Friends of Refugees

A U.S. Refugee Resettlement Program Watchdog Group

Akron sees influx of Nepali-Bhutanese refugees

Posted by Christopher Coen on May 23, 2012

There is now a surge of Nepali-Bhutanese refugees resettling to Akron, Ohio. This happens when refugees seek to join their relatives already resettled in a local area (refugees termed as “geo cases”) as well as my secondary migration from other US cities (the Nepali-Bhutanese may be hearing from friends and families that jobs are available in Akron). Of course the surge puts pressure on the local resettlement agency to find a lot of material-item donations – e.g. furniture, essential household items, clothes, toiletries – in a relatively short period.

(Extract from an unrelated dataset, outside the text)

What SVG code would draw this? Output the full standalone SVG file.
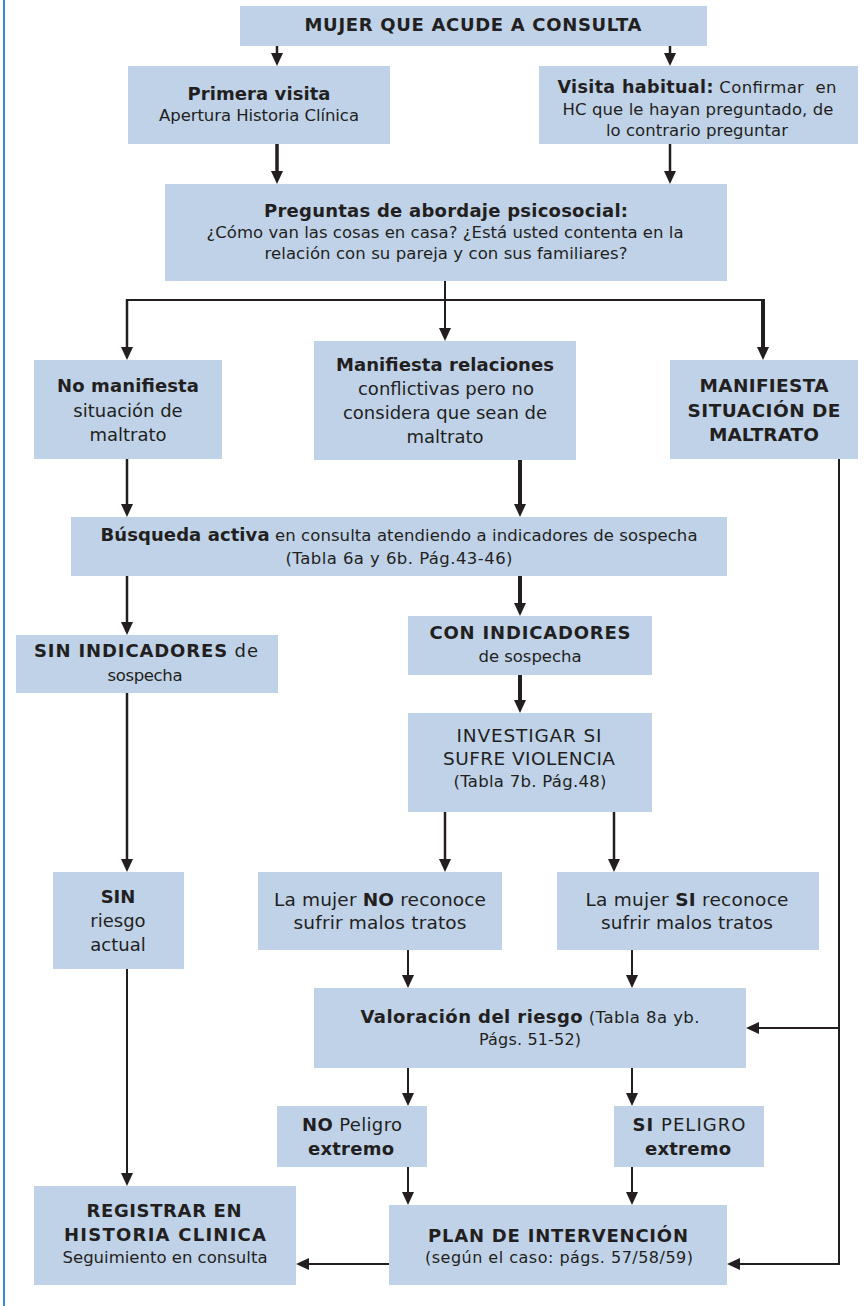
<svg xmlns="http://www.w3.org/2000/svg" width="867" height="1306" viewBox="0 0 867 1306">
<style>
  .box { fill: #bfd2e8; }
  text { font-family: "DejaVu Sans", Verdana, sans-serif; fill: #231f20; text-anchor: middle; font-size: 16.5px; }
  .b { font-weight: bold; }
  .n { font-weight: normal; }
  .s18 { font-size: 18px; }
  .s185 { font-size: 18.5px; }
  .s16 { font-size: 16px; }
  .ln { fill: none; stroke: #231f20; stroke-width: 2; }
  .arr { marker-end: url(#ah); }
  .w25 { stroke-width: 2.5; }
  .w35 { stroke-width: 3.5; }
  .w4 { stroke-width: 4; }
</style>
<defs>
  <marker id="ah" viewBox="0 0 13 12" markerWidth="13" markerHeight="12" refX="3" refY="6" orient="auto" markerUnits="userSpaceOnUse">
    <path d="M0,0 L13,6 L0,12 z" fill="#231f20"/>
  </marker>
</defs>
<rect width="867" height="1306" fill="#ffffff"/>
<line x1="4" y1="0" x2="4" y2="1306" stroke="#2a7fc4" stroke-width="1.8"/>

<g id="connectors">
  <path class="ln w25 arr" d="M277,46 V56"/>
  <path class="ln w25 arr" d="M670,46 V56"/>
  <path class="ln w35 arr" d="M277,144 V174"/>
  <path class="ln w25 arr" d="M670,144 V174"/>
  <path class="ln arr" d="M445,281 V331"/>
  <path class="ln" d="M126,300 H765"/>
  <path class="ln w25 arr" d="M127,299 V350"/>
  <path class="ln w4 arr" d="M763,299 V350"/>
  <path class="ln w25 arr" d="M127,459 V507"/>
  <path class="ln w4 arr" d="M520,460 V507"/>
  <path class="ln w25 arr" d="M127,576 V625"/>
  <path class="ln w4 arr" d="M520,576 V606"/>
  <path class="ln w4 arr" d="M520,675 V703"/>
  <path class="ln w25 arr" d="M127,693 V862"/>
  <path class="ln w25 arr" d="M445,812 V862"/>
  <path class="ln w25 arr" d="M614,812 V862"/>
  <path class="ln arr" d="M408,950 V978"/>
  <path class="ln arr" d="M632,950 V978"/>
  <path class="ln arr" d="M408,1068 V1096"/>
  <path class="ln arr" d="M632,1068 V1096"/>
  <path class="ln arr" d="M408,1167 V1195"/>
  <path class="ln arr" d="M632,1167 V1195"/>
  <path class="ln arr" d="M127,969 V1176"/>
  <path class="ln arr" d="M389,1264 H306"/>
  <path class="ln arr" d="M839,459 V1264 H737"/>
  <path class="ln arr" d="M839,1028 H756"/>
</g>

<g id="n-mujer">
  <rect class="box" x="240" y="6" width="467" height="40"/>
  <text class="b s18" x="473" y="31" textLength="337" lengthAdjust="spacing">MUJER QUE ACUDE A CONSULTA</text>
</g>
<g id="n-primera">
  <rect class="box" x="128" y="66" width="262" height="78"/>
  <text class="b s18" x="259" y="100" textLength="143" lengthAdjust="spacing">Primera visita</text>
  <text x="259" y="121" textLength="200" lengthAdjust="spacing">Apertura Historia Clínica</text>
</g>
<g id="n-habitual">
  <rect class="box" x="539" y="66" width="319" height="78"/>
  <text x="697" y="93" textLength="279" lengthAdjust="spacing" xml:space="preserve"><tspan class="b" style="font-size:17.5px">Visita habitual:</tspan> Confirmar  en</text>
  <text x="698" y="114.5" textLength="271" lengthAdjust="spacing">HC que le hayan preguntado, de</text>
  <text x="697" y="136" textLength="182" lengthAdjust="spacing">lo contrario preguntar</text>
</g>
<g id="n-preguntas">
  <rect class="box" x="165" y="184" width="562" height="97"/>
  <text class="b s18" x="446" y="217" textLength="364" lengthAdjust="spacing">Preguntas de abordaje psicosocial:</text>
  <text x="445" y="238" textLength="477" lengthAdjust="spacing">¿Cómo van las cosas en casa? ¿Está usted contenta en la</text>
  <text x="446" y="259" textLength="363" lengthAdjust="spacing">relación con su pareja y con sus familiares?</text>
</g>
<g id="n-nomanifiesta">
  <rect class="box" x="34" y="360" width="188" height="99"/>
  <text class="b s18" x="128" y="392" textLength="142" lengthAdjust="spacing">No manifiesta</text>
  <text class="s18" x="128" y="417">situación de</text>
  <text class="s18" x="128" y="441">maltrato</text>
</g>
<g id="n-relaciones">
  <rect class="box" x="314" y="341" width="262" height="119"/>
  <text class="b s18" x="445" y="371" textLength="218" lengthAdjust="spacing">Manifiesta relaciones</text>
  <text class="s18" x="446" y="395">conflictivas pero no</text>
  <text class="s18" x="445" y="419">considera que sean de</text>
  <text class="s18" x="445" y="443">maltrato</text>
</g>
<g id="n-maltrato">
  <rect class="box" x="670" y="360" width="188" height="99"/>
  <text class="b s185" x="764" y="392" textLength="129" lengthAdjust="spacing">MANIFIESTA</text>
  <text class="b s185" x="764" y="417" textLength="153" lengthAdjust="spacing">SITUACIÓN DE</text>
  <text class="b s185" x="764" y="441" textLength="110" lengthAdjust="spacing">MALTRATO</text>
</g>
<g id="n-busqueda">
  <rect class="box" x="71" y="517" width="656" height="59"/>
  <text x="399" y="541" textLength="597" lengthAdjust="spacing"><tspan class="b s18">Búsqueda activa</tspan>  en consulta atendiendo a indicadores de sospecha</text>
  <text x="399" y="564" textLength="227" lengthAdjust="spacing">(Tabla 6a y 6b. Pág.43-46)</text>
</g>
<g id="n-sinindicadores">
  <rect class="box" x="16" y="635" width="262" height="58"/>
  <text x="146" y="657" textLength="224" lengthAdjust="spacing"><tspan class="b s18">SIN INDICADORES</tspan><tspan class="s18"> de</tspan></text>
  <text x="145" y="681" textLength="75" lengthAdjust="spacing">sospecha</text>
</g>
<g id="n-conindicadores">
  <rect class="box" x="408" y="616" width="244" height="59"/>
  <text class="b s18" x="530" y="639" textLength="201" lengthAdjust="spacing">CON INDICADORES</text>
  <text x="530" y="662" textLength="103" lengthAdjust="spacing">de sospecha</text>
</g>
<g id="n-investigar">
  <rect class="box" x="408" y="713" width="244" height="99"/>
  <text class="s185" x="529" y="742" textLength="145" lengthAdjust="spacing">INVESTIGAR SI</text>
  <text class="s185" x="529" y="765" textLength="172" lengthAdjust="spacing">SUFRE VIOLENCIA</text>
  <text x="530" y="787" textLength="153" lengthAdjust="spacing">(Tabla 7b. Pág.48)</text>
</g>
<g id="n-sinriesgo">
  <rect class="box" x="53" y="872" width="131" height="97"/>
  <text class="b s18" x="118" y="903">SIN</text>
  <text class="s18" x="118" y="927">riesgo</text>
  <text class="s18" x="118" y="951">actual</text>
</g>
<g id="n-noreconoce">
  <rect class="box" x="258" y="872" width="244" height="78"/>
  <text class="s185" x="380" y="906" textLength="212" lengthAdjust="spacing">La mujer <tspan class="b">NO</tspan> reconoce</text>
  <text class="s185" x="380" y="929" textLength="173" lengthAdjust="spacing">sufrir malos tratos</text>
</g>
<g id="n-sireconoce">
  <rect class="box" x="557" y="872" width="262" height="78"/>
  <text class="s185" x="687" y="906" textLength="203" lengthAdjust="spacing">La mujer <tspan class="b">SI</tspan> reconoce</text>
  <text class="s185" x="687" y="929" textLength="172" lengthAdjust="spacing">sufrir malos tratos</text>
</g>
<g id="n-valoracion">
  <rect class="box" x="314" y="988" width="432" height="80"/>
  <text x="530" y="1023" textLength="339" lengthAdjust="spacing"><tspan class="b s18">Valoración del riesgo</tspan> (Tabla 8a yb.</text>
  <text class="s16" x="530" y="1045" textLength="102" lengthAdjust="spacing">Págs. 51-52)</text>
</g>
<g id="n-nopeligro">
  <rect class="box" x="277" y="1106" width="150" height="61"/>
  <text class="s18" x="352" y="1131" textLength="100" lengthAdjust="spacing"><tspan class="b">NO</tspan> Peligro</text>
  <text class="b s18" x="351" y="1155" textLength="86" lengthAdjust="spacing">extremo</text>
</g>
<g id="n-sipeligro">
  <rect class="box" x="614" y="1106" width="150" height="61"/>
  <text class="s18" x="689" y="1131" textLength="113" lengthAdjust="spacing"><tspan class="b">SI</tspan> PELIGRO</text>
  <text class="b s18" x="688" y="1155" textLength="86" lengthAdjust="spacing">extremo</text>
</g>
<g id="n-registrar">
  <rect class="box" x="34" y="1186" width="262" height="99"/>
  <text class="b s18" x="164" y="1217" textLength="155" lengthAdjust="spacing">REGISTRAR EN</text>
  <text class="b s18" x="165" y="1241" textLength="202" lengthAdjust="spacing">HISTORIA CLINICA</text>
  <text x="165" y="1263" textLength="205" lengthAdjust="spacing">Seguimiento en consulta</text>
</g>
<g id="n-plan">
  <rect class="box" x="389" y="1205" width="338" height="80"/>
  <text class="b s18" x="558" y="1242" textLength="260" lengthAdjust="spacing">PLAN DE INTERVENCIÓN</text>
  <text class="s16" x="559" y="1263" textLength="268" lengthAdjust="spacing">(según el caso: págs. 57/58/59)</text>
</g>
</svg>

Akron’s Beacon-Journal newspaper explains:

When members of the Bhutanese family arrived in Akron from a refugee camp in Nepal, they had nothing but the clothes on their backs and a few keepsakes in a bag.

The International Institute of Akron provided them with a furnished apartment, a hot meal and all of life’s little essentials, including kitchen gadgets, towels, sheets, blankets and cleaning items.

It was a difficult life in the camps for 20 years,” said Bhim Subba, 50, who traveled to Akron with his wife and two children in February. “We were seeing no future there and decided to be resettled.”

The institute expects to serve a record number of refugees this month, with 85 already arriving as of late last week and the possibility of more in the remainder of the month. The figure is more than double the 30 to 40 refugees the agency normally gets in a month.

With the influx, the institute is looking for donations of basic items for the families.

We need it all,” said Debbie May-Johnson, executive director of the institute…

…May-Johnson said most of the refugees coming into Akron are from Bhutanese refugee camps in Nepal and Burmese camps in Thailand. She said they are asking to come to Akron because they already have family here, with refugees from these camps settling in the city for the past five years.